Is mandatory anti-bias training an effective way to change unconscious discrimination? Following the very public trajectory that Starbucks took following an incident of racial profiling and corporate response, other industries, including health care, are examining whether they are effectively addressing racial bias, what their organizational responsibility is, and what is the measured effect of mandatory anti-bias training.
According to data presented at the 2018 Society for Academic Emergency Medicine, anti-bias training does have a measurable effect on patient care in regards to mitigating implicit bias and creating an inclusive and safe environment for all patients. The data was gathered from a study of emergency medicine residents who took an online Implicit Association Test (IAT) on race followed by a facilitated discussion, to determine whether an implicit bias curriculum leads to greater self-awareness by the participants.
Amy Zeiden, a resident in emergency medicine at Penn, was the study lead author. “As health care providers, we are a critical part of our patients’ lives, and it’s imperative that we’re aware of how they’re being treated and how they’re feeling. Health care doesn’t work if patients don’t feel comfortable and safe.”
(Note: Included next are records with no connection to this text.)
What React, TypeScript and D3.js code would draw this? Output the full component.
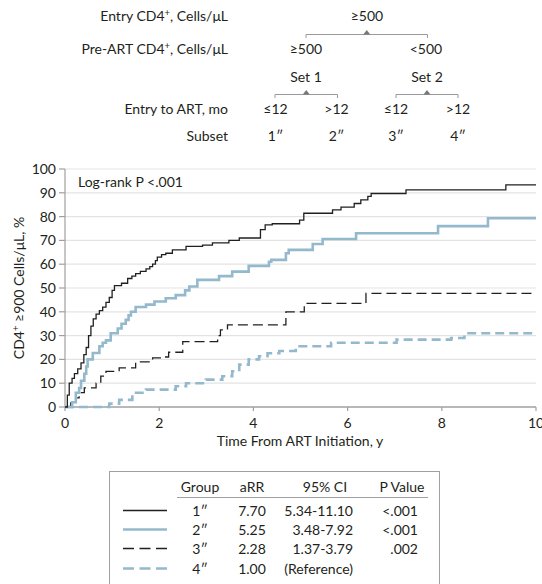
import React from 'react';
import * as d3 from 'd3';

// step data: [years, percent]
const group1 = [
  [0, 0], [0.05, 5], [0.09, 10], [0.15, 12], [0.2, 14], [0.27, 16], [0.34, 18.5], [0.4, 22],
  [0.45, 25], [0.5, 30], [0.55, 34], [0.6, 37], [0.66, 39], [0.73, 40.5], [0.8, 42], [0.87, 44],
  [0.94, 46], [1.0, 49], [1.05, 51], [1.2, 52], [1.33, 54], [1.42, 55], [1.5, 56], [1.6, 57],
  [1.72, 58], [1.8, 59], [1.86, 60], [1.92, 61.5], [1.96, 63], [2.05, 64], [2.14, 64.6], [2.28, 66],
  [2.57, 67.5], [2.92, 68], [3.13, 69], [3.48, 70], [3.7, 71], [4.15, 74.5], [4.25, 76.5], [4.4, 77],
  [4.98, 78.5], [5.07, 81.4], [5.68, 82.8], [5.86, 84], [6.14, 85.5], [6.28, 87], [6.43, 88.5],
  [6.5, 89.7], [7.24, 91.2], [9.36, 93.3], [10, 93.3],
];
const group2 = [
  [0, 0], [0.15, 2], [0.23, 6], [0.3, 8], [0.34, 11], [0.41, 14], [0.45, 17], [0.48, 20],
  [0.59, 22.7], [0.73, 25.5], [0.8, 27], [0.87, 28], [0.97, 31], [1.12, 33], [1.2, 35], [1.29, 36.6],
  [1.35, 38.5], [1.4, 40], [1.5, 42], [1.72, 43], [1.9, 44.3], [2.14, 45.7], [2.35, 47], [2.55, 49],
  [2.64, 50.6], [2.81, 53.4], [3.27, 55], [3.55, 56.9], [3.9, 59.3], [4.33, 61], [4.38, 61.8],
  [4.69, 64.6], [4.75, 66], [5.26, 68.5], [5.47, 70.6], [6.18, 73], [7.92, 76], [8.98, 79.3], [10, 79.3],
];
const group3 = [
  [0, 0], [0.12, 1.7], [0.23, 3.8], [0.3, 6], [0.41, 8], [0.66, 10], [0.76, 13], [0.87, 15],
  [1.15, 16.4], [1.5, 19], [1.86, 20.6], [2.07, 21], [2.2, 23], [2.5, 27.5], [3.24, 30], [3.3, 32.4],
  [3.45, 34.5], [4.69, 40], [5.08, 43.5], [6.39, 47.7], [10, 47.7],
];
const group4 = [
  [0, 0], [0.73, 0], [0.94, 1.4], [1.15, 3], [1.43, 6], [1.72, 7.3], [2.35, 8.7], [2.57, 10],
  [2.99, 11.5], [3.34, 12.9], [3.55, 15], [3.7, 17.8], [3.9, 20], [4.12, 21.3], [4.3, 22.6],
  [4.55, 23.5], [4.9, 25.5], [5.65, 27], [7.04, 28.3], [8.2, 29], [8.48, 31], [10, 31],
];

const groupLabels = ['1\u2033', '2\u2033', '3\u2033', '4\u2033'];
const aRR = ['7.70', '5.25', '2.28', '1.00'];
const ci95 = ['5.34-11.10', '3.48-7.92', '1.37-3.79', '(Reference)'];
const pValues = ['<.001', '<.001', '.002', ''];
const xTicks = [0, 2, 4, 6, 8, 10];
const yTicks = [0, 10, 20, 30, 40, 50, 60, 70, 80, 90, 100];

const BLACK = '#231f20';
const BLUE = '#94b9cc';
const styles = [
  { stroke: BLACK, width: 1.3, dash: null },
  { stroke: BLUE, width: 2.6, dash: null },
  { stroke: BLACK, width: 1.3, dash: '10,5' },
  { stroke: BLUE, width: 2.6, dash: '9,5' },
];
const FONT = 'Lato, "Open Sans", sans-serif';
const FS = 14;

const Bracket = ({ x1, x2, y }: { x1: number; x2: number; y: number }) => {
  const cx = (x1 + x2) / 2;
  return (
    <g>
      <path d={`M${x1},${y + 3.5}V${y}H${x2}V${y + 3.5}`} fill="none" stroke="#9a9a9a" strokeWidth={1} />
      <path d={`M${cx - 3.5},${y}L${cx},${y - 4.5}L${cx + 3.5},${y}Z`} fill="#777" />
    </g>
  );
};

const Sup = () => <tspan dy={-5} fontSize={9.5}>+</tspan>;

export default function App() {
  const x = d3.scaleLinear().domain([0, 10]).range([65, 536]);
  const y = d3.scaleLinear().domain([0, 100]).range([407, 169]);
  const line = d3.line<number[]>().x(d => x(d[0])).y(d => y(d[1])).curve(d3.curveStepAfter);
  const series = [group1, group2, group3, group4];

  const labelX = 228;
  const rows = [
    { y: 21, text: 'Entry CD4', sup: true, rest: ', Cells/\u03bcL' },
    { y: 54, text: 'Pre-ART CD4', sup: true, rest: ', Cells/\u03bcL' },
    { y: 114, text: 'Entry to ART, mo', sup: false, rest: '' },
    { y: 141, text: 'Subset', sup: false, rest: '' },
  ];
  const leafX = [275.5, 336.5, 396, 458];
  const tableRows = [511, 530, 549, 569];

  return (
    <svg width={542} height={584} style={{ position: 'absolute', left: 0, top: 0 }} fontFamily={FONT} fill="#231f20">
      {/* header tree */}
      {rows.map(r => (
        <text key={r.text} x={labelX} y={r.y} fontSize={FS} textAnchor="end">
          {r.text}
          {r.sup && <Sup />}
          {r.sup && <tspan dy={5}>{r.rest}</tspan>}
        </text>
      ))}
      <text x={367} y={21} fontSize={FS} textAnchor="middle">≥500</text>
      <Bracket x1={306} x2={427.5} y={34.5} />
      <text x={306} y={54} fontSize={FS} textAnchor="middle">≥500</text>
      <text x={426} y={54} fontSize={FS} textAnchor="middle">&lt;500</text>
      <text x={306} y={82} fontSize={FS} textAnchor="middle">Set 1</text>
      <text x={427} y={82} fontSize={FS} textAnchor="middle">Set 2</text>
      <Bracket x1={275} x2={337.5} y={94.5} />
      <Bracket x1={396} x2={458} y={94.5} />
      {['≤12', '>12', '≤12', '>12'].map((t, i) => (
        <text key={'e' + i} x={leafX[i]} y={114} fontSize={FS} textAnchor="middle">{t}</text>
      ))}
      {groupLabels.map((t, i) => (
        <text key={'s' + i} x={leafX[i]} y={141} fontSize={FS} textAnchor="middle">{t}</text>
      ))}

      {/* grid */}
      {yTicks.filter(t => t > 0).map(t => (
        <line key={'g' + t} x1={x(0)} x2={x(10)} y1={y(t)} y2={y(t)} stroke="#e3e3e3" strokeWidth={1.2} />
      ))}
      {/* axes */}
      <line x1={x(0)} x2={x(0)} y1={y(0)} y2={y(100)} stroke="#a0a0a0" strokeWidth={1.2} />
      <line x1={x(0)} x2={x(10)} y1={y(0)} y2={y(0)} stroke="#a0a0a0" strokeWidth={1.5} />
      {yTicks.map(t => (
        <g key={'y' + t}>
          <line x1={x(0) - 6} x2={x(0)} y1={y(t)} y2={y(t)} stroke="#a0a0a0" strokeWidth={1.2} />
          <text x={56} y={y(t) + 5} fontSize={FS} textAnchor="end">{t}</text>
        </g>
      ))}
      {xTicks.map(t => (
        <g key={'x' + t}>
          <line x1={x(t)} x2={x(t)} y1={y(0)} y2={y(0) + 4} stroke="#a0a0a0" strokeWidth={1.2} />
          <text x={x(t)} y={428} fontSize={FS} textAnchor="middle">{t}</text>
        </g>
      ))}
      <text x={300} y={446} fontSize={FS} textAnchor="middle">Time From ART Initiation, y</text>
      <text transform="translate(24,288) rotate(-90)" fontSize={FS} textAnchor="middle">
        CD4<Sup /><tspan dy={5}> ≥900 Cells/μL, %</tspan>
      </text>
      <text x={78} y={187} fontSize={FS}>Log-rank P &lt;.001</text>

      {/* curves */}
      {[3, 2, 1, 0].map(i => (
        <path key={'c' + i} d={line(series[i] as number[][]) || ''} fill="none" stroke={styles[i].stroke}
          strokeWidth={styles[i].width} strokeDasharray={styles[i].dash || undefined} />
      ))}

      {/* legend table */}
      <rect x={109.5} y={471.5} width={330} height={130} fill="none" stroke="#a0a0a0" strokeWidth={1} />
      <line x1={177} x2={428} y1={497.5} y2={497.5} stroke="#a0a0a0" strokeWidth={1} />
      <text x={200} y={492} fontSize={FS} textAnchor="middle">Group</text>
      <text x={252} y={492} fontSize={FS} textAnchor="middle">aRR</text>
      <text x={325} y={492} fontSize={FS} textAnchor="middle">95% CI</text>
      <text x={402} y={492} fontSize={FS} textAnchor="middle">P Value</text>
      {tableRows.map((ry, i) => (
        <g key={'r' + i}>
          <line x1={123} x2={167} y1={ry - 0.5} y2={ry - 0.5} stroke={styles[i].stroke}
            strokeWidth={styles[i].width} strokeDasharray={i >= 2 ? '11,5.5' : undefined} />
          <text x={200} y={ry + 5} fontSize={FS} textAnchor="middle">{groupLabels[i]}</text>
          <text x={252} y={ry + 5} fontSize={FS} textAnchor="middle">{aRR[i]}</text>
          <text x={353} y={ry + 5} fontSize={FS} textAnchor="end">{ci95[i]}</text>
          <text x={418} y={ry + 5} fontSize={FS} textAnchor="end">{pValues[i]}</text>
        </g>
      ))}
    </svg>
  );
}
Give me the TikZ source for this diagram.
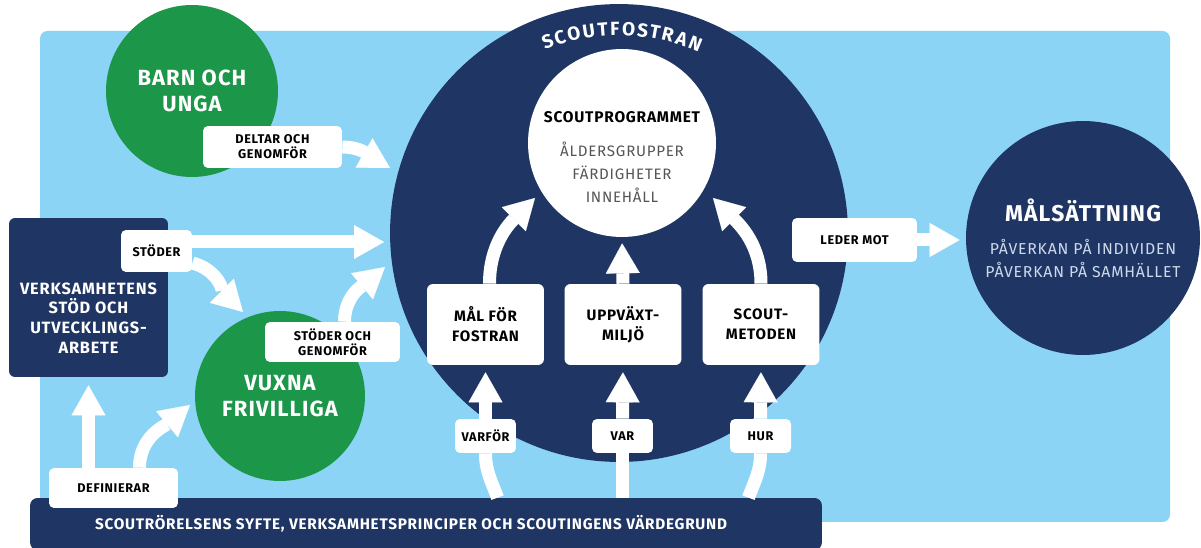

The need to train medical staff to better understand patients has been a feature of a larger research effort by Penn’s House Staff & Advanced Practice Provider Quality Council. Understanding that racial disparity is a problem, and needs to be addressed, is part of residents’ training. Residents work with community health workers, doing rounds to understand where patients come from, and understand how implicit bias may affect their health care.